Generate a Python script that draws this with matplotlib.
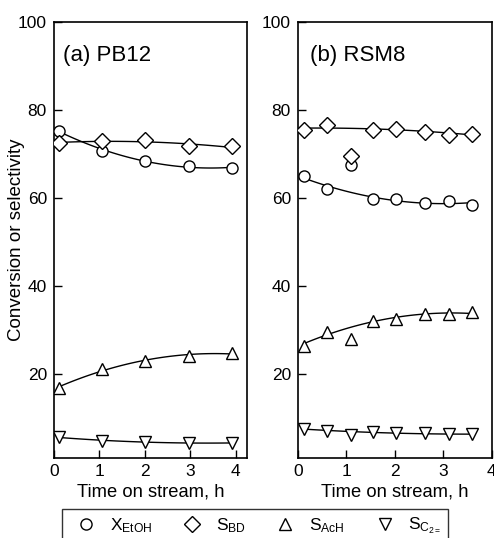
import numpy as np
import matplotlib
matplotlib.use("Agg")
import matplotlib.pyplot as plt
from matplotlib.lines import Line2D

plt.rcParams['font.family'] = ['Liberation Sans', 'DejaVu Sans']
plt.rcParams['mathtext.fontset'] = 'custom'
plt.rcParams['mathtext.rm'] = 'Liberation Sans'
plt.rcParams['mathtext.it'] = 'Liberation Sans:italic'
plt.rcParams['mathtext.bf'] = 'Liberation Sans:bold'

# ---- data ----
t_a = [0.12, 1.05, 2.0, 2.97, 3.93]
x_etoh_a = [75.3, 70.6, 68.5, 67.3, 66.8]
s_bd_a = [72.5, 73.0, 73.1, 71.7, 71.7]
s_ach_a = [16.9, 21.1, 23.0, 24.1, 24.7]
s_c2_a = [5.6, 4.8, 4.6, 4.3, 4.3]

t_b = [0.12, 0.61, 1.09, 1.56, 2.03, 2.63, 3.12, 3.6]
x_etoh_b = [65.1, 62.0, 67.4, 59.8, 59.8, 58.9, 59.2, 58.5]
s_bd_b = [75.5, 76.5, 69.5, 75.4, 75.7, 75.1, 74.4, 74.6]
s_ach_b = [26.4, 29.6, 28.0, 32.1, 32.5, 33.6, 33.6, 34.0]
s_c2_b = [7.5, 7.1, 6.1, 6.7, 6.5, 6.5, 6.3, 6.3]

panel_titles = ['(a) PB12', '(b) RSM8']
legend_labels = [r'X$_{\mathrm{EtOH}}$', r'S$_{\mathrm{BD}}$', r'S$_{\mathrm{AcH}}$', r'S$_{\mathrm{C}_{2=}}$']
markers = ['o', 'D', '^', 'v']
msizes = [8, 8.4, 8.6, 8.6]

fig = plt.figure(figsize=(4.94, 5.38), dpi=100)
ax_a = fig.add_axes([0.109, 0.1496, 0.391, 0.8095])
ax_b = fig.add_axes([0.603, 0.1496, 0.392, 0.8095])

def draw(ax, t, series, exclude=()):
    t = np.asarray(t, float)
    keep = np.array([j not in exclude for j in range(len(t))])
    for i, y in enumerate(series):
        y = np.asarray(y, float)
        c = np.polyfit(t[keep], y[keep], 2)
        tt = np.linspace(t[0], t[-1], 100)
        ax.plot(tt, np.polyval(c, tt), color='black', lw=1.0, zorder=2)
        ax.plot(t, y, linestyle='none', marker=markers[i], ms=msizes[i],
                mfc='white', mec='black', mew=1.0, zorder=3)

draw(ax_a, t_a, [x_etoh_a, s_bd_a, s_ach_a, s_c2_a])
draw(ax_b, t_b, [x_etoh_b, s_bd_b, s_ach_b, s_c2_b], exclude=(2,))

for ax, title, xmax, tx in [(ax_a, panel_titles[0], 4.25, 0.045), (ax_b, panel_titles[1], 4.0, 0.06)]:
    ax.set_xlim(0, xmax)
    ax.set_ylim(1, 100)
    ax.set_xticks([0, 1, 2, 3, 4])
    ax.set_yticks([20, 40, 60, 80, 100])
    ax.tick_params(direction='in', length=5.5, width=1.0, labelsize=12.5, pad=5)
    for s in ax.spines.values():
        s.set_linewidth(1.2)
    ax.text(tx, 0.922, title, transform=ax.transAxes,
            fontsize=16, va='center', ha='left')
    ax.set_xlabel('Time on stream, h', fontsize=13.2, labelpad=3)

ax_a.set_ylabel('Conversion or selectivity', fontsize=13.5)
ax_a.yaxis.set_label_coords(-0.15, 0.5)

handles = [Line2D([], [], linestyle='none', marker=m, ms=s, mfc='white', mec='black', mew=1.0)
           for m, s in zip(markers, msizes)]
leg = fig.legend(handles, legend_labels, ncol=4, loc='upper left',
                 bbox_to_anchor=(0.1255, 0.054), fontsize=12.5, frameon=True,
                 fancybox=False, edgecolor='black', handlelength=2.0,
                 handletextpad=0.35, columnspacing=1.3, borderpad=0.4,
                 borderaxespad=0)
leg.get_frame().set_linewidth(1.0)

fig.savefig('out.png', dpi=100)
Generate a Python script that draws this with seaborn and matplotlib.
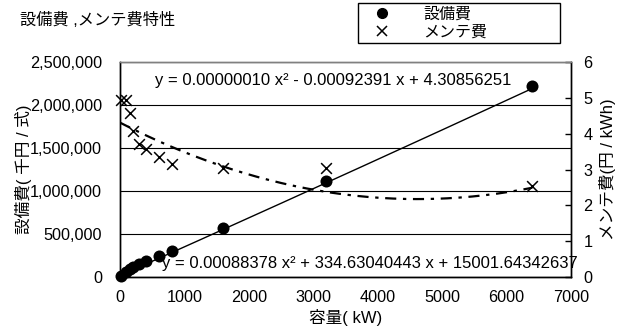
import numpy as np
import pandas as pd
import matplotlib
matplotlib.use("Agg")
import matplotlib.pyplot as plt
import seaborn as sns
from matplotlib.lines import Line2D

sns.set_theme(style="white")
plt.rcParams['font.family'] = ['Liberation Sans', 'Noto Sans CJK JP', 'DejaVu Sans']

# ---- data ----
capacity = [20, 100, 150, 200, 300, 400, 600, 800, 1600, 3200, 6400]          # kW
equip_cost = [15000, 60000, 90000, 115000, 150000, 190000, 245000, 300000,
              575000, 1120000, 2220000]                                          # 千円/式
maint_cost = [4.95, 4.95, 4.57, 4.07, 3.71, 3.56, 3.35, 3.16, 3.03, 3.03, 2.54]  # 円/kWh

# trend-line coefficients as printed on the chart
equip_coef = [0.00088378, 334.63040443, 15001.64342637]
maint_coef = [0.00000010, -0.00092391, 4.30856251]

title = "設備費 ,メンテ費特性"
equip_label = "設備費"
maint_label = "メンテ費"
xlabel = "容量( kW)"
ylabel_left = "設備費( 千円 / 式)"
ylabel_right = "メンテ費(円 / kWh)"
eq_maint = "y = 0.00000010 x² - 0.00092391 x + 4.30856251"
eq_equip = "y = 0.00088378 x² + 334.63040443 x + 15001.64342637"
xticks = [0, 1000, 2000, 3000, 4000, 5000, 6000, 7000]
yticks_left = [0, 500000, 1000000, 1500000, 2000000, 2500000]
yticks_right = [0, 1, 2, 3, 4, 5, 6]

df = pd.DataFrame({"capacity": capacity, "equip": equip_cost, "maint": maint_cost})
xfit = np.linspace(0, 6400, 200)
fit_df = pd.DataFrame({"x": xfit,
                       "equip": np.polyval(equip_coef, xfit),
                       "maint": np.polyval(maint_coef, xfit)})

FS = 11.7

fig = plt.figure(figsize=(6.26, 3.31), dpi=100)
ax = fig.add_axes([120/626, 1-277/331, 451/626, 215/331])
ax2 = ax.twinx()

# equipment cost (left axis)
sns.lineplot(data=fit_df, x="x", y="equip", ax=ax, color="black", lw=1.0, zorder=3)
sns.scatterplot(data=df, x="capacity", y="equip", ax=ax, color="black", marker="o",
                s=75, edgecolor="black", linewidth=0, zorder=4, clip_on=False)

# maintenance cost (right axis)
sns.lineplot(data=fit_df, x="x", y="maint", ax=ax2, color="black", lw=1.6,
             linestyle=(0, (5, 3, 1.5, 3)), zorder=3)
sns.scatterplot(data=df, x="capacity", y="maint", ax=ax2, color="black", marker="x",
                s=60, linewidth=1.1, zorder=4, clip_on=False)

ax.set_xlim(0, 7000)
ax.set_ylim(0, 2500000)
ax2.set_ylim(0, 6)
ax.set_xticks(xticks)
ax.set_yticks(yticks_left)
ax.set_yticklabels([f"{v:,}" for v in yticks_left])
ax2.set_yticks(yticks_right)
ax2.set_yticklabels([str(v) for v in yticks_right])

ax.grid(axis="y", color="black", lw=0.8)
ax.grid(axis="x", visible=False)
ax2.grid(False)

for a in (ax, ax2):
    for s in a.spines.values():
        s.set_color("black")
        s.set_linewidth(1.0)
ax.spines["top"].set_color("#808080")
ax2.spines["top"].set_color("#808080")

ax.tick_params(axis="x", direction="in", length=4, width=1, color="black",
               labelsize=FS, pad=9, labelcolor="black")
ax.tick_params(axis="y", length=0, labelsize=FS, pad=13, labelcolor="black")
ax2.tick_params(axis="y", direction="in", length=4, width=1, color="black",
                labelsize=FS, pad=9, labelcolor="black")

ax.set_xlabel(xlabel, fontsize=12, color="black", va="center", ha="center")
ax.xaxis.set_label_coords(0.5, -0.19)
ax.set_ylabel(ylabel_left, fontsize=12, color="black", ha="center", va="center")
ax.yaxis.set_label_coords(-0.215, 0.5)
ax2.set_ylabel(ylabel_right, fontsize=12, color="black", ha="center", va="center")
ax2.yaxis.set_label_coords(1.08, 0.5)

ax.text(0.078, 0.916, eq_maint, transform=ax.transAxes, fontsize=12,
        ha="left", va="center", color="black", zorder=6)
ax.text(0.093, 0.065, eq_equip, transform=ax.transAxes, fontsize=12,
        ha="left", va="center", color="black", zorder=6)

fig.text(20/626, 1-20/331, title, fontsize=FS, ha="left", va="center", color="black")

handles = [Line2D([], [], color="black", marker="o", ls="none", markersize=7),
           Line2D([], [], color="black", marker="x", ls="none", markersize=7, mew=1.1)]
leg = ax2.legend(handles, [equip_label, maint_label], loc="upper left",
                 bbox_to_anchor=(358/626, 1-3/331, 202/626, 0.0),
                 bbox_transform=fig.transFigure, mode="expand",
                 frameon=True, fancybox=False, edgecolor="black", fontsize=11.5,
                 borderaxespad=0, borderpad=0.2, labelspacing=0.2,
                 handletextpad=1.3, handlelength=2.6)
leg.get_frame().set_linewidth(1.0)
leg.get_frame().set_facecolor("white")
leg.get_frame().set_alpha(1)
for t in leg.get_texts():
    t.set_color("black")

fig.savefig("out.png", dpi=100)
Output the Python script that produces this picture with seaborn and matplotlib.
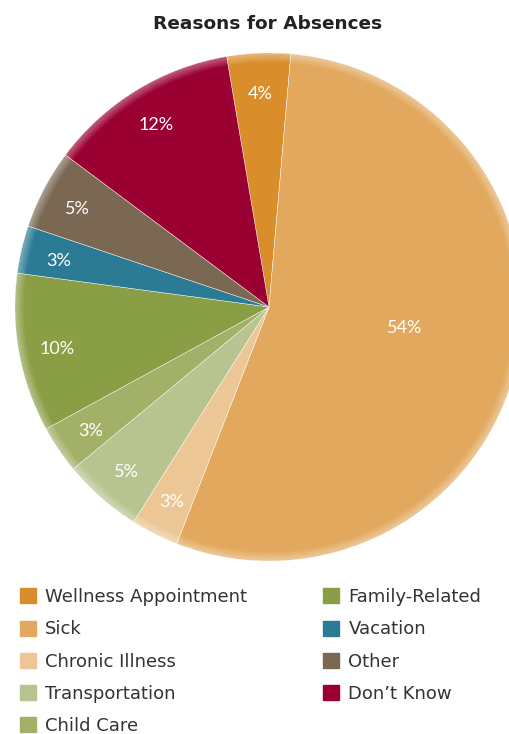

• _SET EXERCISE_: Your task is to reproduce the entries above word for word, from the first line through the line with "s_c2_b = [7.5, 7.1, 6.1, 6.7, 6.5, 6.5, 6.3, 6.3]", and please leave out any pictures.

• _SOLUTION FOR THIS EXERCISE_:
Generate a Python script that draws this with matplotlib.
import numpy as np
import matplotlib
matplotlib.use("Agg")
import matplotlib.pyplot as plt
from matplotlib.lines import Line2D

plt.rcParams['font.family'] = ['Liberation Sans', 'DejaVu Sans']
plt.rcParams['mathtext.fontset'] = 'custom'
plt.rcParams['mathtext.rm'] = 'Liberation Sans'
plt.rcParams['mathtext.it'] = 'Liberation Sans:italic'
plt.rcParams['mathtext.bf'] = 'Liberation Sans:bold'

# ---- data ----
t_a = [0.12, 1.05, 2.0, 2.97, 3.93]
x_etoh_a = [75.3, 70.6, 68.5, 67.3, 66.8]
s_bd_a = [72.5, 73.0, 73.1, 71.7, 71.7]
s_ach_a = [16.9, 21.1, 23.0, 24.1, 24.7]
s_c2_a = [5.6, 4.8, 4.6, 4.3, 4.3]

t_b = [0.12, 0.61, 1.09, 1.56, 2.03, 2.63, 3.12, 3.6]
x_etoh_b = [65.1, 62.0, 67.4, 59.8, 59.8, 58.9, 59.2, 58.5]
s_bd_b = [75.5, 76.5, 69.5, 75.4, 75.7, 75.1, 74.4, 74.6]
s_ach_b = [26.4, 29.6, 28.0, 32.1, 32.5, 33.6, 33.6, 34.0]
s_c2_b = [7.5, 7.1, 6.1, 6.7, 6.5, 6.5, 6.3, 6.3]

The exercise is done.